**RECORDED DATA:**
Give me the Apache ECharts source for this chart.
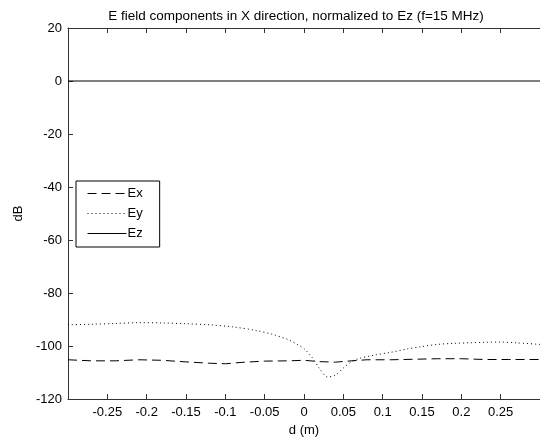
<!DOCTYPE html>
<html>
<head>
<meta charset="utf-8">
<script src="https://cdn.jsdelivr.net/npm/echarts@6/dist/echarts.min.js"></script>
<style>html,body{margin:0;padding:0;background:#fff;}#c{width:540px;height:443px;}</style>
</head>
<body>
<div id="c"></div>
<script>
var titleText = 'E field components in X direction, normalized to Ez (f=15 MHz)';
var xTicks = [-0.25, -0.2, -0.15, -0.1, -0.05, 0, 0.05, 0.1, 0.15, 0.2, 0.25];
var yTicks = [-120, -100, -80, -60, -40, -20, 0, 20];

var exD = [-0.30, -0.27, -0.24, -0.21, -0.18, -0.15, -0.12, -0.10, -0.08, -0.05, -0.02, 0.00, 0.02, 0.04, 0.06, 0.08, 0.11, 0.14, 0.17, 0.20, 0.23, 0.26, 0.30];
var exV = [-105.2, -105.6, -105.6, -105.2, -105.4, -106.0, -106.5, -106.7, -106.2, -105.7, -105.6, -105.4, -105.9, -106.1, -105.6, -105.2, -105.2, -105.0, -104.8, -104.8, -105.1, -105.1, -105.1];

var eyD = [-0.30, -0.27, -0.24, -0.21, -0.18, -0.15, -0.12, -0.09, -0.06, -0.04, -0.02, -0.01, 0.00, 0.01, 0.02, 0.03, 0.04, 0.05, 0.06, 0.07, 0.09, 0.11, 0.13, 0.15, 0.17, 0.19, 0.21, 0.23, 0.25, 0.27, 0.30];
var eyV = [-92.0, -91.8, -91.5, -91.2, -91.3, -91.6, -92.0, -92.8, -94.2, -95.6, -97.6, -99.2, -101.0, -104.2, -108.6, -111.7, -111.0, -108.3, -106.0, -104.7, -103.4, -102.4, -101.2, -100.2, -99.4, -99.0, -98.8, -98.6, -98.5, -98.8, -99.4];

var ezD = [-0.30, 0.30];
var ezV = [0, 0];

function pairs(xs, ys) { return xs.map(function (x, i) { return [x, ys[i]]; }); }

var font = 'Arial, "Liberation Sans", sans-serif';
var chart = echarts.init(document.getElementById('c'), null, {renderer: 'canvas'});
var axisCol = '#333';
chart.setOption({
  animation: false,
  backgroundColor: '#fff',
  title: {
    text: titleText, left: 291, top: 4, textAlign: 'center',
    textStyle: {fontFamily: font, fontSize: 13.5, fontWeight: 'normal', color: '#000'}
  },
  grid: {left: 68, right: 0, top: 28, bottom: 44, containLabel: false},
  legend: {
    orient: 'vertical', left: 76, top: 181,
    itemWidth: 39, itemHeight: 14, itemGap: 7,
    padding: [6, 17, 7, 11],
    borderColor: '#000', borderWidth: 1, backgroundColor: '#fff',
    itemStyle: {opacity: 0},
    lineStyle: {width: 1},
    textStyle: {fontFamily: font, fontSize: 13, color: '#000', padding: [0, 0, 0, -4]},
    data: ['Ex', 'Ey', 'Ez']
  },
  xAxis: [{
    type: 'value', min: -0.3, max: 0.3, interval: 0.05,
    name: 'd (m)', nameLocation: 'middle', nameGap: 24,
    nameTextStyle: {fontFamily: font, fontSize: 13, color: '#000'},
    axisLine: {show: true, onZero: false, lineStyle: {color: axisCol, width: 1}},
    axisTick: {show: true, inside: true, length: 5, lineStyle: {color: axisCol}, customValues: xTicks},
    axisLabel: {fontFamily: font, fontSize: 13, color: '#000', margin: 7, customValues: xTicks,
      formatter: function (v) { return String(Math.round(v * 100) / 100); }},
    splitLine: {show: false}
  }, {
    type: 'value', position: 'top', min: -0.3, max: 0.3, interval: 0.05,
    axisLine: {show: true, onZero: false, lineStyle: {color: axisCol, width: 1}},
    axisTick: {show: true, inside: true, length: 5, lineStyle: {color: axisCol}, customValues: xTicks},
    axisLabel: {show: false},
    splitLine: {show: false}
  }],
  yAxis: [{
    type: 'value', min: -120, max: 20, interval: 20,
    name: 'dB', nameLocation: 'middle', nameGap: 38, nameRotate: 90,
    nameTextStyle: {fontFamily: font, fontSize: 13, color: '#000'},
    axisLine: {show: true, onZero: false, lineStyle: {color: axisCol, width: 1}},
    axisTick: {show: true, inside: true, length: 5, lineStyle: {color: axisCol}, customValues: yTicks},
    axisLabel: {fontFamily: font, fontSize: 13, color: '#000', margin: 6, customValues: yTicks},
    splitLine: {show: false}
  }],
  series: [{
    name: 'Ex', type: 'line', data: pairs(exD, exV), symbol: 'none', smooth: false,
    color: '#000', lineStyle: {color: '#000', width: 1, type: [9, 5]}
  }, {
    name: 'Ey', type: 'line', data: pairs(eyD, eyV), symbol: 'none', smooth: 0.3,
    color: '#000', lineStyle: {color: '#000', width: 1, type: [1, 3]}
  }, {
    name: 'Ez', type: 'line', data: pairs(ezD, ezV), symbol: 'none',
    color: '#000', lineStyle: {color: '#000', width: 1, type: 'solid'}
  }]
});
</script>
</body>
</html>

**WHAT THE TASK REQUIRES:**
Exclude every picture and copy the remaining data exactly.

**FULL RESPONSE:**
Give me the Apache ECharts source for this chart.
<!DOCTYPE html>
<html>
<head>
<meta charset="utf-8">
<script src="https://cdn.jsdelivr.net/npm/echarts@6/dist/echarts.min.js"></script>
<style>html,body{margin:0;padding:0;background:#fff;}#c{width:540px;height:443px;}</style>
</head>
<body>
<div id="c"></div>
<script>
var titleText = 'E field components in X direction, normalized to Ez (f=15 MHz)';
var xTicks = [-0.25, -0.2, -0.15, -0.1, -0.05, 0, 0.05, 0.1, 0.15, 0.2, 0.25];
var yTicks = [-120, -100, -80, -60, -40, -20, 0, 20];

var exD = [-0.30, -0.27, -0.24, -0.21, -0.18, -0.15, -0.12, -0.10, -0.08, -0.05, -0.02, 0.00, 0.02, 0.04, 0.06, 0.08, 0.11, 0.14, 0.17, 0.20, 0.23, 0.26, 0.30];
var exV = [-105.2, -105.6, -105.6, -105.2, -105.4, -106.0, -106.5, -106.7, -106.2, -105.7, -105.6, -105.4, -105.9, -106.1, -105.6, -105.2, -105.2, -105.0, -104.8, -104.8, -105.1, -105.1, -105.1];

var eyD = [-0.30, -0.27, -0.24, -0.21, -0.18, -0.15, -0.12, -0.09, -0.06, -0.04, -0.02, -0.01, 0.00, 0.01, 0.02, 0.03, 0.04, 0.05, 0.06, 0.07, 0.09, 0.11, 0.13, 0.15, 0.17, 0.19, 0.21, 0.23, 0.25, 0.27, 0.30];
var eyV = [-92.0, -91.8, -91.5, -91.2, -91.3, -91.6, -92.0, -92.8, -94.2, -95.6, -97.6, -99.2, -101.0, -104.2, -108.6, -111.7, -111.0, -108.3, -106.0, -104.7, -103.4, -102.4, -101.2, -100.2, -99.4, -99.0, -98.8, -98.6, -98.5, -98.8, -99.4];

var ezD = [-0.30, 0.30];
var ezV = [0, 0];

function pairs(xs, ys) { return xs.map(function (x, i) { return [x, ys[i]]; }); }

var font = 'Arial, "Liberation Sans", sans-serif';
var chart = echarts.init(document.getElementById('c'), null, {renderer: 'canvas'});
var axisCol = '#333';
chart.setOption({
  animation: false,
  backgroundColor: '#fff',
  title: {
    text: titleText, left: 291, top: 4, textAlign: 'center',
    textStyle: {fontFamily: font, fontSize: 13.5, fontWeight: 'normal', color: '#000'}
  },
  grid: {left: 68, right: 0, top: 28, bottom: 44, containLabel: false},
  legend: {
    orient: 'vertical', left: 76, top: 181,
    itemWidth: 39, itemHeight: 14, itemGap: 7,
    padding: [6, 17, 7, 11],
    borderColor: '#000', borderWidth: 1, backgroundColor: '#fff',
    itemStyle: {opacity: 0},
    lineStyle: {width: 1},
    textStyle: {fontFamily: font, fontSize: 13, color: '#000', padding: [0, 0, 0, -4]},
    data: ['Ex', 'Ey', 'Ez']
  },
  xAxis: [{
    type: 'value', min: -0.3, max: 0.3, interval: 0.05,
    name: 'd (m)', nameLocation: 'middle', nameGap: 24,
    nameTextStyle: {fontFamily: font, fontSize: 13, color: '#000'},
    axisLine: {show: true, onZero: false, lineStyle: {color: axisCol, width: 1}},
    axisTick: {show: true, inside: true, length: 5, lineStyle: {color: axisCol}, customValues: xTicks},
    axisLabel: {fontFamily: font, fontSize: 13, color: '#000', margin: 7, customValues: xTicks,
      formatter: function (v) { return String(Math.round(v * 100) / 100); }},
    splitLine: {show: false}
  }, {
    type: 'value', position: 'top', min: -0.3, max: 0.3, interval: 0.05,
    axisLine: {show: true, onZero: false, lineStyle: {color: axisCol, width: 1}},
    axisTick: {show: true, inside: true, length: 5, lineStyle: {color: axisCol}, customValues: xTicks},
    axisLabel: {show: false},
    splitLine: {show: false}
  }],
  yAxis: [{
    type: 'value', min: -120, max: 20, interval: 20,
    name: 'dB', nameLocation: 'middle', nameGap: 38, nameRotate: 90,
    nameTextStyle: {fontFamily: font, fontSize: 13, color: '#000'},
    axisLine: {show: true, onZero: false, lineStyle: {color: axisCol, width: 1}},
    axisTick: {show: true, inside: true, length: 5, lineStyle: {color: axisCol}, customValues: yTicks},
    axisLabel: {fontFamily: font, fontSize: 13, color: '#000', margin: 6, customValues: yTicks},
    splitLine: {show: false}
  }],
  series: [{
    name: 'Ex', type: 'line', data: pairs(exD, exV), symbol: 'none', smooth: false,
    color: '#000', lineStyle: {color: '#000', width: 1, type: [9, 5]}
  }, {
    name: 'Ey', type: 'line', data: pairs(eyD, eyV), symbol: 'none', smooth: 0.3,
    color: '#000', lineStyle: {color: '#000', width: 1, type: [1, 3]}
  }, {
    name: 'Ez', type: 'line', data: pairs(ezD, ezV), symbol: 'none',
    color: '#000', lineStyle: {color: '#000', width: 1, type: 'solid'}
  }]
});
</script>
</body>
</html>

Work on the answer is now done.